Dit blijkt uit cijfers van het CBS. Het minder tolerante klimaat door de opkomst van Fortuyn en Wilders, de restrictie op immigratie en de verslechterde economische conjunctuur zijn volgens CBS-woordvoerder Jan Latten de mogelijke oorzaken.
De komst van Polen heeft nauwelijks invloed op deze trend. ‘De Polen concentreren zich vooral op het platteland zoals het Westland, de bollenstreek, Brabant en Limburg’, stelt Latten. ‘Daarnaast is hun positie in de maatschappelijke discussie anders. Zij komen hier als werkenden. Dat is veel minder geval bij politieke asielzoekers en mensen voor gezinsherenigingen.’

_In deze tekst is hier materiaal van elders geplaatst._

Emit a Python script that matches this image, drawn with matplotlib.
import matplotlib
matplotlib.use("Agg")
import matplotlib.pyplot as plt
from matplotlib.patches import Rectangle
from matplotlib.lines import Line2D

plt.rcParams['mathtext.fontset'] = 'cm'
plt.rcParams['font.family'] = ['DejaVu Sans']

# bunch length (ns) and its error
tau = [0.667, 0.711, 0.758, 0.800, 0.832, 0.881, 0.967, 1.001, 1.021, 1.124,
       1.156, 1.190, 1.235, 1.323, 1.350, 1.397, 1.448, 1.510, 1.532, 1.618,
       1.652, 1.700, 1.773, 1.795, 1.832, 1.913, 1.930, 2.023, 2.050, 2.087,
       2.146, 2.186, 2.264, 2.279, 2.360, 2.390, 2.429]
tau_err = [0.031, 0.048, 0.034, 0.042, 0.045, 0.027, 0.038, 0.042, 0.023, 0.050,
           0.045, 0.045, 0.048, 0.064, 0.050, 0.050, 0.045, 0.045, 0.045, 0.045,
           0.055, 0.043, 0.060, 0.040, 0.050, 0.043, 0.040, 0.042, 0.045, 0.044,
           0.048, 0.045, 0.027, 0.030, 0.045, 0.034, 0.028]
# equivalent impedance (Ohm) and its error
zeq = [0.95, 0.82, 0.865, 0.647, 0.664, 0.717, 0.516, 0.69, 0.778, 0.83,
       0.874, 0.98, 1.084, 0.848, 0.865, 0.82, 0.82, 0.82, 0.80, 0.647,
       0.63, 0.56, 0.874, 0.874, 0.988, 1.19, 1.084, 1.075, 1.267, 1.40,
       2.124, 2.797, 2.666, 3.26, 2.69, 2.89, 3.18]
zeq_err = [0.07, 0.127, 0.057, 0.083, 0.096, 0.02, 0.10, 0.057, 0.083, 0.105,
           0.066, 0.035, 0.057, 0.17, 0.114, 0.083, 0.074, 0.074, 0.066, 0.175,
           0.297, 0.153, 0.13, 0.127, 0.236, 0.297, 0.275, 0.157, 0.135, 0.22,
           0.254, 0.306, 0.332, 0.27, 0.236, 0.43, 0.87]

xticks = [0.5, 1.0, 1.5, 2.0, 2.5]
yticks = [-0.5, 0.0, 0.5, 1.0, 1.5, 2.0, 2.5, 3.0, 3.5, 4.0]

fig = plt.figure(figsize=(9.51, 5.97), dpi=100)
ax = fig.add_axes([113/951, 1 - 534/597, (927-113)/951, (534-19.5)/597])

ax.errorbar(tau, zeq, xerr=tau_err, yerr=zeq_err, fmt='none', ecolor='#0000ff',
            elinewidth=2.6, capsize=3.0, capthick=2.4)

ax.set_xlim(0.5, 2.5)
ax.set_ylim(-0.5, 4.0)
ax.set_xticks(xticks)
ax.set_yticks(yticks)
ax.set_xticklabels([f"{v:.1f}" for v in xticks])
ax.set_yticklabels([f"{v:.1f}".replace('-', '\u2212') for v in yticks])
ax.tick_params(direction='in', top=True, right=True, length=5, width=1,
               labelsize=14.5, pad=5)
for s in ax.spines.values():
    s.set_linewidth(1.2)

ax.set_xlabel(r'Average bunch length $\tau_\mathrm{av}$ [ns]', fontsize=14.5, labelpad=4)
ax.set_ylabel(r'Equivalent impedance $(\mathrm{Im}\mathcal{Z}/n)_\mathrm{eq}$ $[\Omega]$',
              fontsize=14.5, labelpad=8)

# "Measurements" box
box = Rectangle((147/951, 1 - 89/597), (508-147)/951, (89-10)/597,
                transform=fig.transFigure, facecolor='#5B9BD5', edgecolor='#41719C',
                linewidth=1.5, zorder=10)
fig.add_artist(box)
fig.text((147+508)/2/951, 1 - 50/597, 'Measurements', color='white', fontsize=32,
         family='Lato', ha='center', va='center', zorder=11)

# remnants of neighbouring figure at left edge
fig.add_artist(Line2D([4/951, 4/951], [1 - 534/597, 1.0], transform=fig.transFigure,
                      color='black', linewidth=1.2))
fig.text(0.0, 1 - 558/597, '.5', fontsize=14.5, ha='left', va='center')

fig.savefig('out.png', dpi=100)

Veel jonge allochtonen verlaten Nederland. Ze gaan niet alleen terug naar Turkije of Marokko, maar emigreren ook naar de VS of andere westerse landen. Latten: ‘Het is het beter opgeleide deel, vaak kosmopolitische burgers die gaan naar waar het makkelijkst een baan is te vinden of het meeste geld kan worden verdiend.’
Van de vier grote steden had Rotterdam in 2006 het grootste vertrekoverschot (1617), gevolgd door Den Haag (913) en Amsterdam (453). Alleen in Utrecht vestigden zich vorig jaar per saldo 119 allochtonen meer dan dat er vertrokken.